Chances are, you thought up countless theories why you didn't get the job promotion. But your reasoning is one-sided and may be completely wrong. To improve your chances in the future, get real feedback from the decision-makers. Be humble and professional when you approach your boss, and avoid complaining or comparing yourself to the successful candidate. Find out what you can do to strengthen your candidacy next time around. You want it to be clear you respect the company's decision and remain dedicated to the team. Managers are more likely to give honest suggestions if they're less worried about you retaliating or going to HR.

Revise Your Career Plan

Take the feedback to heart, even if you don't plan to stay with the company. Getting a breakdown of the criteria behind the decision may help you view the situation objectively. Use this learning experience to re-evaluate your performance and create an action plan. Maybe, you need to volunteer for higher-level projects, get more education or improve your communication with teammates. Let your boss know you're committed to delivering results for the company and ready to take on more responsibility. At the very least, your efforts could lead to valuable mentoring and training or an opportunity in another department.

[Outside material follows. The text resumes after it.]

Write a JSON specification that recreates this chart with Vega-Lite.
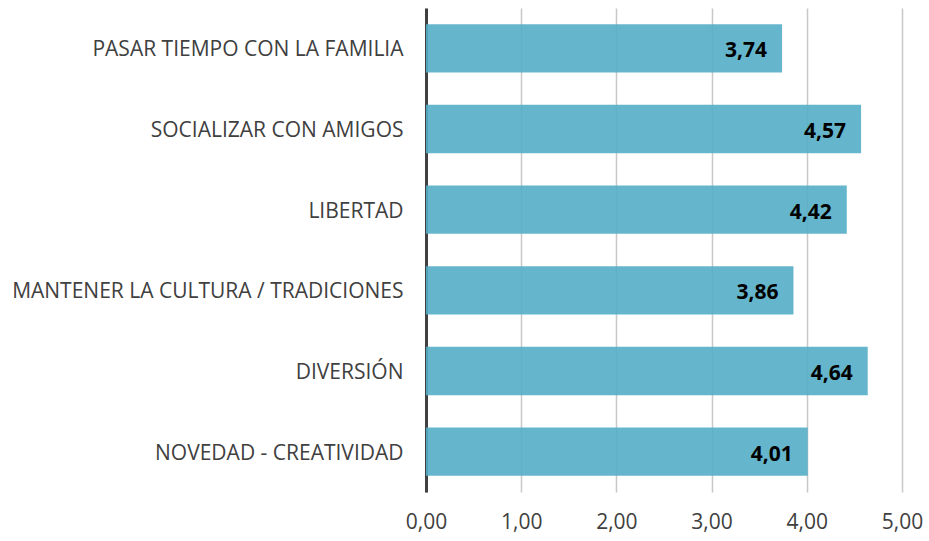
{
  "$schema": "https://vega.github.io/schema/vega-lite/v6.json",
  "width": 476,
  "height": 484,
  "autosize": {"type": "none"},
  "padding": {"left": 426, "top": 8, "right": 27, "bottom": 49},
  "background": "white",
  "config": {
    "locale": {"number": {"decimal": ",", "thousands": ".", "grouping": [3], "currency": ["", " €"]}},
    "view": {"stroke": null},
    "font": "Open Sans"
  },
  "data": {
    "values": [
      {"cat": "PASAR TIEMPO CON LA FAMILIA", "value": 3.74},
      {"cat": "SOCIALIZAR CON AMIGOS", "value": 4.57},
      {"cat": "LIBERTAD", "value": 4.42},
      {"cat": "MANTENER LA CULTURA / TRADICIONES", "value": 3.86},
      {"cat": "DIVERSIÓN", "value": 4.64},
      {"cat": "NOVEDAD - CREATIVIDAD", "value": 4.01}
    ]
  },
  "encoding": {
    "y": {
      "field": "cat", "type": "nominal", "sort": null,
      "scale": {"paddingInner": 0.4, "paddingOuter": 0.2},
      "axis": {
        "title": null, "ticks": false, "grid": false,
        "domain": true, "domainColor": "#404040", "domainWidth": 3,
        "labelFont": "Open Sans", "labelFontSize": 21, "labelColor": "#404040",
        "labelPadding": 23, "labelLimit": 500, "labelOffset": 2
      }
    },
    "x": {
      "field": "value", "type": "quantitative",
      "scale": {"domain": [0, 5], "nice": false},
      "axis": {
        "title": null, "ticks": false, "domain": false,
        "values": [0, 1, 2, 3, 4, 5], "format": ".2f",
        "grid": true, "gridColor": "#c8c8c8", "gridWidth": 1.5,
        "labelFont": "Open Sans", "labelFontSize": 21, "labelColor": "#404040",
        "labelPadding": 19, "labelFlush": false, "zindex": 0
      }
    }
  },
  "layer": [
    {"mark": {"type": "bar", "color": "#54AEC6", "opacity": 0.9}},
    {
      "mark": {"type": "text", "align": "right", "baseline": "middle", "dx": -15, "dy": 3, "fontSize": 21, "fontWeight": "bold", "color": "#000000", "font": "Open Sans"},
      "encoding": {"text": {"field": "value", "type": "quantitative", "format": ".2f"}}
    }
  ]
}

Consider Other Employment Options

Continue to give your best effort at work even if you don't agree with your boss. Sometimes, it's better to soldier on while you decide whether the culture is a good fit. Based on the feedback from your boss, compare your goals and values to your employer's. You're unlikely to land a job promotion if your work ethic and professional traits don't match your employer's expectations. In the worst-case scenario, you could be dealing with company-wide discrimination. If managers have a pattern of promoting the wrong people, cut your losses and start job hunting.

Sticking with one employer for years is no longer the norm, so there's no reason to be afraid of moving on. While it's important to be a team player, you're responsible for your own career advancement. Instead of feeling discouraged when you don't get a job promotion, audit your accomplishments and sharpen your skills to prepare for your next career move.